NPI is specialized in providing various support services for grassroots NGOs and social enterprises in China. From 2006 to 2014, NPI grows from one person to more than 180 full-time paid employees, while the average staff number of social organisations in China is only 12 according to official statistics. When I first interviewed NPI in 2009, it only had four branches in four cities (Shanghai, Beijing, Shenzhen and Chengdu). In 2013 when I visited it again in the fieldwork, NPI has extended offices and projects to 15 Chinese major cities (some social incubators in other cities are not managed by NPI), and has incubated and served more than 1,200 organisations in total. Almost no a second social organisation in China has such a high speed of growth and expansion. Moreover, NPI is no longer a single organisation.
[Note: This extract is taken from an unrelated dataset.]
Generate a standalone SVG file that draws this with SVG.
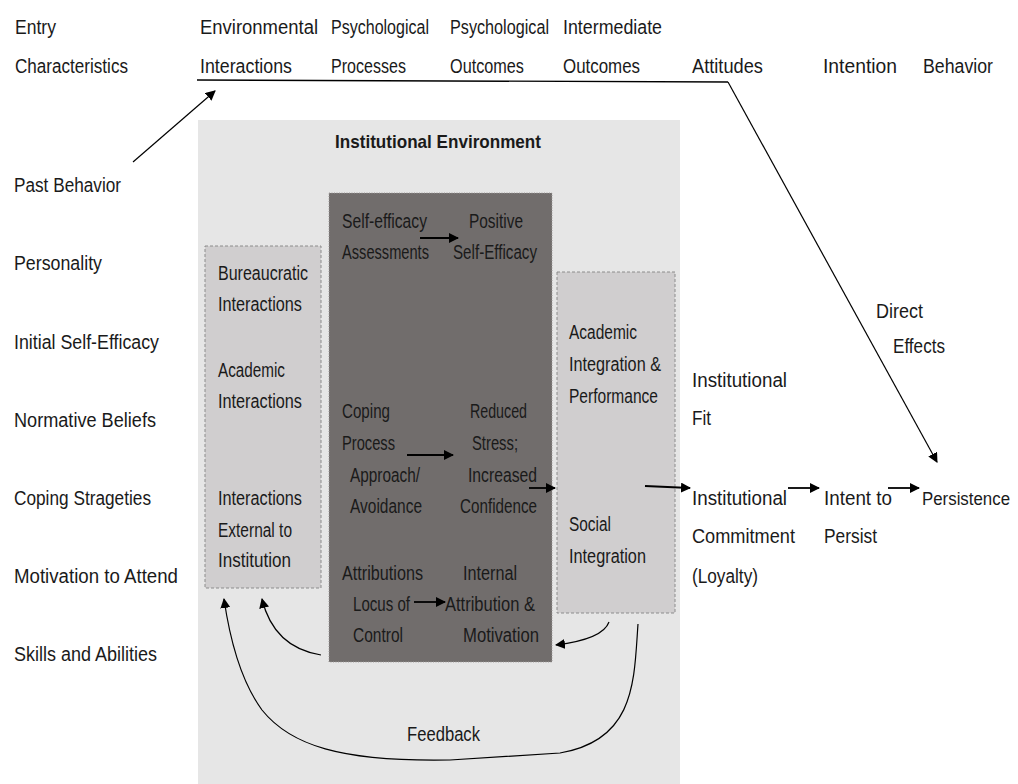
<svg xmlns="http://www.w3.org/2000/svg" width="1018" height="784" viewBox="0 0 1018 784">
<style>
text{font-family:"Liberation Sans",Arial,sans-serif;font-size:20px;fill:#1a1a1a}
.b{font-weight:bold;font-size:19px}
.sm{font-size:17.5px}
.ln{fill:none;stroke:#000;stroke-width:1.4}
.arr{fill:none;stroke:#000;stroke-width:1.8;marker-end:url(#ah)}
.thin{fill:none;stroke:#000;stroke-width:1.2;marker-end:url(#ah)}
</style>
<defs>
<marker id="ah" viewBox="0 0 10 10" refX="9" refY="5" markerWidth="10" markerHeight="10" markerUnits="userSpaceOnUse" orient="auto">
<path d="M0,0 L10,5 L0,10 z" fill="#000"/>
</marker>
</defs>
<rect width="1018" height="784" fill="#fff"/>
<g id="env">
<rect x="198" y="120" width="482" height="664" fill="#e6e6e6"/>
<text class="b" x="335" y="148" textLength="206" lengthAdjust="spacingAndGlyphs">Institutional Environment</text>
</g>
<g id="left-box">
<rect x="205" y="246" width="116" height="342" fill="#d0cecf" stroke="#8c8c8c" stroke-dasharray="3,2"/>
<text x="218" y="280" textLength="90" lengthAdjust="spacingAndGlyphs">Bureaucratic</text>
<text x="218" y="311" textLength="84" lengthAdjust="spacingAndGlyphs">Interactions</text>
<text x="218" y="377" textLength="67" lengthAdjust="spacingAndGlyphs">Academic</text>
<text x="218" y="408" textLength="84" lengthAdjust="spacingAndGlyphs">Interactions</text>
<text x="218" y="505" textLength="84" lengthAdjust="spacingAndGlyphs">Interactions</text>
<text x="218" y="537" textLength="74" lengthAdjust="spacingAndGlyphs">External to</text>
<text x="218" y="567" textLength="73" lengthAdjust="spacingAndGlyphs">Institution</text>
</g>
<g id="dark-box">
<rect x="329" y="193" width="223" height="469" fill="#716d6c" stroke="#a09c9b" stroke-dasharray="1,1.5"/>
<text x="342" y="228" textLength="85" lengthAdjust="spacingAndGlyphs">Self-efficacy</text>
<text x="342" y="259" textLength="87" lengthAdjust="spacingAndGlyphs">Assessments</text>
<text x="469" y="228" textLength="54" lengthAdjust="spacingAndGlyphs">Positive</text>
<text x="453" y="259" textLength="84" lengthAdjust="spacingAndGlyphs">Self-Efficacy</text>
<text x="342" y="418" textLength="48" lengthAdjust="spacingAndGlyphs">Coping</text>
<text x="342" y="450" textLength="53" lengthAdjust="spacingAndGlyphs">Process</text>
<text x="350" y="482" textLength="70" lengthAdjust="spacingAndGlyphs">Approach/</text>
<text x="350" y="513" textLength="72" lengthAdjust="spacingAndGlyphs">Avoidance</text>
<text x="470" y="418" textLength="57" lengthAdjust="spacingAndGlyphs">Reduced</text>
<text x="472" y="450" textLength="46" lengthAdjust="spacingAndGlyphs">Stress;</text>
<text x="468" y="482" textLength="69" lengthAdjust="spacingAndGlyphs">Increased</text>
<text x="460" y="513" textLength="77" lengthAdjust="spacingAndGlyphs">Confidence</text>
<text x="342" y="580" textLength="81" lengthAdjust="spacingAndGlyphs">Attributions</text>
<text x="353" y="611" textLength="57" lengthAdjust="spacingAndGlyphs">Locus of</text>
<text x="353" y="642" textLength="50" lengthAdjust="spacingAndGlyphs">Control</text>
<text x="463" y="580" textLength="54" lengthAdjust="spacingAndGlyphs">Internal</text>
<text x="445" y="611" textLength="90" lengthAdjust="spacingAndGlyphs">Attribution &amp;</text>
<text x="463" y="642" textLength="76" lengthAdjust="spacingAndGlyphs">Motivation</text>
</g>
<g id="right-box">
<rect x="557" y="272" width="118" height="341" fill="#d0cecf" stroke="#8c8c8c" stroke-dasharray="3,2"/>
<text x="569" y="339" textLength="68" lengthAdjust="spacingAndGlyphs">Academic</text>
<text x="569" y="371" textLength="92" lengthAdjust="spacingAndGlyphs">Integration &amp;</text>
<text x="569" y="403" textLength="89" lengthAdjust="spacingAndGlyphs">Performance</text>
<text x="569" y="531" textLength="42" lengthAdjust="spacingAndGlyphs">Social</text>
<text x="569" y="563" textLength="77" lengthAdjust="spacingAndGlyphs">Integration</text>
</g>
<g id="headers">
<text x="15" y="34" textLength="41" lengthAdjust="spacingAndGlyphs">Entry</text>
<text x="15" y="73" textLength="113" lengthAdjust="spacingAndGlyphs">Characteristics</text>
<text x="200" y="34" textLength="118" lengthAdjust="spacingAndGlyphs">Environmental</text>
<text x="200" y="73" textLength="92" lengthAdjust="spacingAndGlyphs">Interactions</text>
<text x="331" y="34" textLength="98" lengthAdjust="spacingAndGlyphs">Psychological</text>
<text x="331" y="73" textLength="75" lengthAdjust="spacingAndGlyphs">Processes</text>
<text x="450" y="34" textLength="99" lengthAdjust="spacingAndGlyphs">Psychological</text>
<text x="450" y="73" textLength="74" lengthAdjust="spacingAndGlyphs">Outcomes</text>
<text x="563" y="34" textLength="99" lengthAdjust="spacingAndGlyphs">Intermediate</text>
<text x="563" y="73" textLength="77" lengthAdjust="spacingAndGlyphs">Outcomes</text>
<text x="692" y="73" textLength="71" lengthAdjust="spacingAndGlyphs">Attitudes</text>
<text x="823" y="73" textLength="74" lengthAdjust="spacingAndGlyphs">Intention</text>
<text x="923" y="73" textLength="70" lengthAdjust="spacingAndGlyphs">Behavior</text>
</g>
<g id="entry-characteristics">
<text x="14" y="192" textLength="107" lengthAdjust="spacingAndGlyphs">Past Behavior</text>
<text x="14" y="270" textLength="88" lengthAdjust="spacingAndGlyphs">Personality</text>
<text x="14" y="349" textLength="145" lengthAdjust="spacingAndGlyphs">Initial Self-Efficacy</text>
<text x="14" y="427" textLength="142" lengthAdjust="spacingAndGlyphs">Normative Beliefs</text>
<text x="14" y="505" textLength="137" lengthAdjust="spacingAndGlyphs">Coping Strageties</text>
<text x="14" y="583" textLength="164" lengthAdjust="spacingAndGlyphs">Motivation to Attend</text>
<text x="14" y="661" textLength="143" lengthAdjust="spacingAndGlyphs">Skills and Abilities</text>
</g>
<g id="outcomes">
<text x="692" y="387" textLength="95" lengthAdjust="spacingAndGlyphs">Institutional</text>
<text x="692" y="425" textLength="19" lengthAdjust="spacingAndGlyphs">Fit</text>
<text x="692" y="505" textLength="95" lengthAdjust="spacingAndGlyphs">Institutional</text>
<text x="692" y="543" textLength="103" lengthAdjust="spacingAndGlyphs">Commitment</text>
<text x="692" y="583" textLength="66" lengthAdjust="spacingAndGlyphs">(Loyalty)</text>
<text x="824" y="505" textLength="68" lengthAdjust="spacingAndGlyphs">Intent to</text>
<text x="824" y="543" textLength="53" lengthAdjust="spacingAndGlyphs">Persist</text>
<text class="sm" x="922" y="505" textLength="88" lengthAdjust="spacingAndGlyphs">Persistence</text>
<text x="876" y="318" textLength="47" lengthAdjust="spacingAndGlyphs">Direct</text>
<text x="893" y="353" textLength="52" lengthAdjust="spacingAndGlyphs">Effects</text>
</g>
<g id="feedback-label">
<text x="407" y="741" textLength="73" lengthAdjust="spacingAndGlyphs">Feedback</text>
</g>
<g id="connectors">
<polyline class="ln" points="197,80 728,82"/>
<path class="thin" d="M728,82 L937,462"/>
<path class="thin" d="M133,162 L215,91"/>
<path class="arr" d="M420,238 L458,238"/>
<path class="arr" d="M407,455 L453,455"/>
<path class="arr" d="M529,488 L555,488"/>
<path class="arr" d="M414,602 L445,602"/>
<path class="arr" d="M645,486 L690,488"/>
<path class="arr" d="M788,488 L819,488"/>
<path class="arr" d="M888,488 L919,488"/>
<path class="thin" d="M321,655 C290,650 270,632 262,599"/>
<path class="thin" d="M609,622 C604,636 580,642 556,645"/>
<path class="thin" d="M638,624 C634,680 636,740 560,753 L450,760 C340,762 290,745 262,710 C240,680 230,640 224,599"/>
</g>
</svg>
It has emerged from one incubator to a group of 16 independently run and closely collaborating organisations, each of which is specialised in one field of social support services. Without exaggeration, NPI now has become a conglomerate of support organisations promoting social entrepreneurship and social innovation in China. NPI is crucial for understanding the emergence and spread of social entrepreneurship in China.
Furthermore, NPI has successfully facilitated the formation of three new policies from the local and central government agencies. The three policies are nonprofit incubation policy, venture philanthropy competition, and national charity fair. Before the emergence of NPI, there is no policy of nonprofit incubation in China. NPI has first promoted the Shanghai municipal government put forward the policy that nascent NGOs and social enterprise can achieve incubation services before registration and bidding for government purchasing of services. This policy soon spread from Shanghai to other cities and regions in China. Venture philanthropy competition was also first initiated by NPI and collaborated with Shanghai government, and afterwards it was soon emulated by other cities. Exhibition of social organisations was piloted by NPI as well in Beijing, and later the Ministry of Civil Affairs took over this form of exhibition and upgraded it into a national charity fair held annually in Shenzhen.
Therefore, NPI is a typical organisation of ESCies in China, and more importantly, it has successfully influenced at least three government policies. Previous studies on Chinese NGOs or third sector organisations either focuses on how the Party-state controls or co-opts NGOs, or how NGOs survive or adapt in the authoritarian context. Yet, what kinds of social organisations are more likely to influence government policies, and how and why they can influence government policies are significantly understudied. To fill this gap, social incubators represented by NPI are therefore worth close attention of political and organisational scientists. In one empirical chapter of my PhD thesis, I draw on a detailed case study of NPI to map out the emergence and spread of social entrepreneurship and social incubators in China, and unfold the underlying mechanism of the policy influence of social enterprises.